Attorney General Letitia James‘ team also plans to ask Manhattan Supreme Court Judge Arthur Engoron to make a series of rulings that would hobble Trump’s ability to contest her civil lawsuit.

The planned requests were revealed nearly two weeks after a federal judge in Florida sanctioned Trump and his lawyer Alina Habba nearly $1 million for filing what that judge called a “frivolous” lawsuit against Hillary Clinton and others.

Habba did not immediately respond to a request for comment on James’ plan, which was disclosed in a letter to Engoron from one of the attorney general’s lawyers.

James is suing Trump, the Trump Organization, three of his adult children — Donald Trump Jr., Eric Trump and Ivanka Trump — and others for what she said was widespread fraud involving false financial statements and improper valuation of real estate assets. The defendants deny the allegations.

Trump and the other defendants last week responded to the lawsuit with a court filing that contained so-called verified answers to the allegations.

On Tuesday, a lawyer for James told Engoron that “each of the Verified Answers is deficient in a host of ways.”

“Defendants falsely deny facts they have admitted in other proceedings,” wrote Kevin Wallace, senior enforcement counsel of the AG’s Office’s Division of Economic Justice.

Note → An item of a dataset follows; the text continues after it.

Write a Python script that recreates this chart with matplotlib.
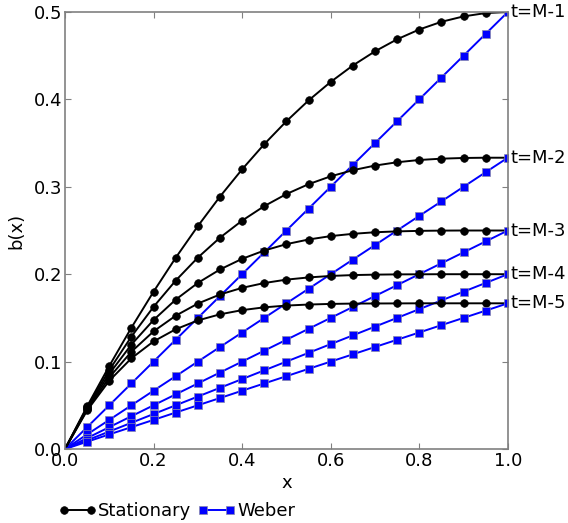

“They deny knowledge sufficient to respond to factual allegations that are plainly within their knowledge,” Wallace wrote.

“And they propound affirmative defenses that have been repeatedly rejected by this Court as frivolous and without merit,” he added.

Wallace said the attorney general’s office plans to file a motion asking Engoron to take several steps that would undercut Trump’s defense to the suit. One would be the judge assuming that Trump had effectively admitted the allegations that he and his co-defendants had improperly denied.

James also will ask that Engoron “sanction defendants and their counsel,” according to Wallace’s letter.

The letter said that “a cursory review” of the verified answers shows “that a number of the denials are demonstrably false and actually contradict sworn statements by the Defendants in other proceedings.”

Wallace pointed to the Trump defendants’ denial in James’ lawsuit that Trump remained the inactive president of the Trump Organization while serving in the White House.

“But the allegation that Mr. Trump was the ‘inactive president of the Trump Organization,’ while in the White House, is taken directly from his own sworn testimony in Galicia v. Trump on October 18, 2021,” Wallace wrote. “In fact, [James’] complaint uses Mr. Trump’s own phrasing.”

Eric Trump in the verified answers denied that Seven Springs LLC, which is controlled by the Trump company, bought a property in Westchester County, New York, in 1995 for $7.5 million after the company admitted it did in a prior court proceeding, Wallace said.

The lawyer concluded by saying Engoron “has already admonished Defendants and their counsel for their continued invocation of meritless legal claims but exercised its discretion in not imposing such sanctions, ‘having made its point.'”

But Wallace added, “It does not appear that this point was taken, however, and [Office of the Attorney General] would ask the Court to renew the issue.”